Розалина никогда об этом раньше не задумывалась. Она не посещала имения с тех пор, как в детстве родители перестали ее туда возить.
– О, да. Полагаю, так и есть.
– С людьми дело обстоит так, – неожиданно искренне произнес Ален, – что ты видишь их только в том свете, в котором они себя представляют, и их контекст – всегда то окружение, в котором ты их находишь. Но здания – это другое. Они отражают себя во всех эпохах, в которых побывали.
– Ты так считаешь? – спросила она.
– Возьмем, к примеру, этот дом.
– А что с ним?
Розалина подумала, что есть что-то пленительное в том, чтобы слушать, как тебе рассказывают о своих увлечениях – это было душевно, словно человек открывает сокровенную часть себя.
С Лорен всегда срабатывали ласки и слова, поэтому архитектура была приятным разнообразием.
– В конце девятнадцатого века, – начал рассказ Ален, – было модно иметь отшельника, живущего на территории поместья.
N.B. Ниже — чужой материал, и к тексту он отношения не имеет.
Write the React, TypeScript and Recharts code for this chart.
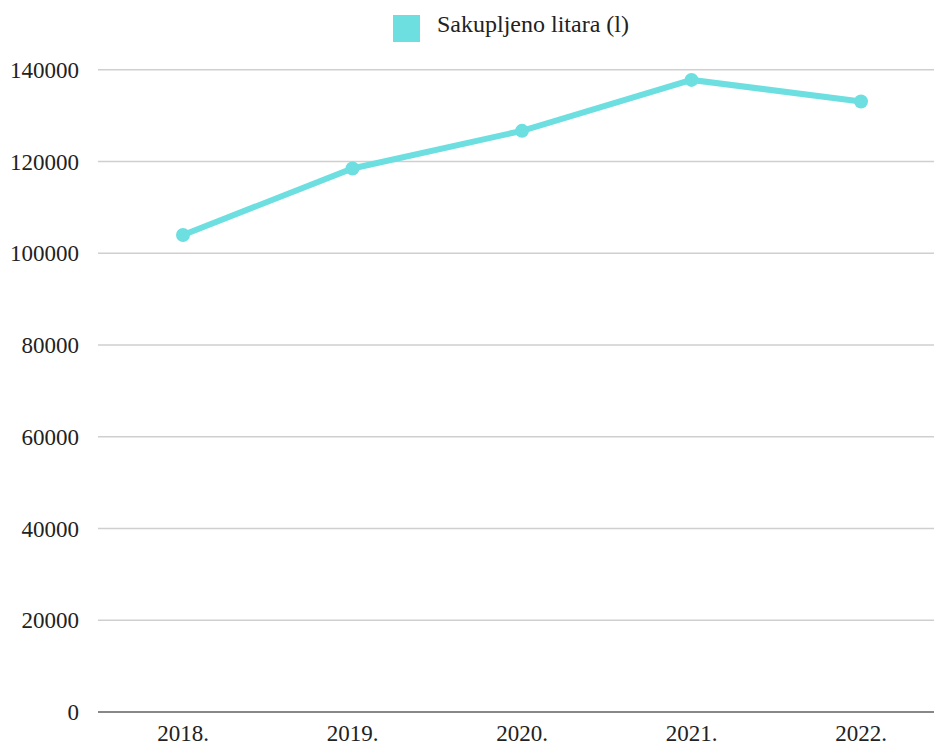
import { CartesianGrid, Legend, Line, LineChart, XAxis, YAxis } from 'recharts';

const years = ['2018.', '2019.', '2020.', '2021.', '2022.'];
const litres = [104000, 118500, 126700, 137800, 133100];
const yTicks = [0, 20000, 40000, 60000, 80000, 100000, 120000, 140000];

const data = years.map((year, i) => ({ year, litres: litres[i] }));

const font = '"Liberation Serif", "Times New Roman", serif';
const cyan = '#6ddfe0';

export default function App() {
  return (
    <div style={{ position: 'absolute', left: 0, top: 0, width: 934, height: 746, overflow: 'hidden', background: '#fff' }}>
      <LineChart width={946} height={746} data={data} margin={{ top: 39, right: 0, bottom: 4, left: 0 }} style={{ fontFamily: font }}>
        <CartesianGrid vertical={false} stroke="#cfcfcf" strokeWidth={1.5} />
        <XAxis
          dataKey="year"
          height={30}
          padding={{ left: 85, right: 85 }}
          tickLine={false}
          tickSize={0}
          tickMargin={13}
          stroke="#888"
          strokeWidth={2}
          tick={{ fill: '#222', fontSize: 23, fontFamily: font }}
        />
        <YAxis
          domain={[0, 140000]}
          ticks={yTicks}
          width={98}
          axisLine={false}
          tickLine={false}
          tickSize={0}
          tickMargin={19}
          tick={{ fill: '#222', fontSize: 23, fontFamily: font }}
        />
        <Legend
          verticalAlign="top"
          iconType="square"
          iconSize={27}
          wrapperStyle={{ left: 393, top: 11, width: 'auto' }}
          formatter={(value) => <span style={{ color: '#222', fontSize: 24, fontFamily: font, marginLeft: 13 }}>{value}</span>}
        />
        <Line
          type="linear"
          dataKey="litres"
          name="Sakupljeno litara (l)"
          stroke={cyan}
          strokeWidth={6}
          dot={{ r: 7, fill: cyan, stroke: cyan, strokeWidth: 0 }}
          activeDot={false}
          isAnimationActive={false}
        />
      </LineChart>
    </div>
  );
}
К сожалению, те, кто хотел иметь такого отшельника, сталкивались с такой мелкой неурядицей, что отшельников больше не было. Поэтому они строили подобие скита, а если кто-то спрашивал, говорили, что отшельника сейчас там нет.
Розалина задумалась.
– Погоди-ка. Человек, который живет один, но регулярно ходит за всем необходимым или по делам, это не отшельник. Это просто холостяк.
– Что, вероятно, стало бы предметом спора, если бы отшельник существовал.
– Это должно было стать предметом спора в любом случае. Потому что люди спрашивали бы: «А где ваш отшельник?», а ты бы отвечал: «Он пошел в магазин», а они бы отвечали: «Ну, тогда он не отшельник, разве нет?»
– Думаю, – сказал Ален смеясь, – примерно так и было. Поэтому землевладельцы стали нанимать людей, чтобы те жили в их скитах и притворялись отшельниками.
Розалина лукаво улыбнулась ему.
– Честно говоря, у меня бывали работы и похуже.
Оказалось, они вошли в самый настоящий грот – слегка разрушавшийся арочный проем, увитый плющом и с камнями во мху.
– Это ты так говоришь, вот только, – Ален жестом обвел грот, – тебе пришлось бы жить примерно в такой же пещере.
Сейчас здесь было довольно красиво благодаря рассеянному свету и теплому ветерку, но было так тесно, что сюда едва ли поместилась бы ее кухонька.
– Ладно, может быть, у меня не было работы хуже этой.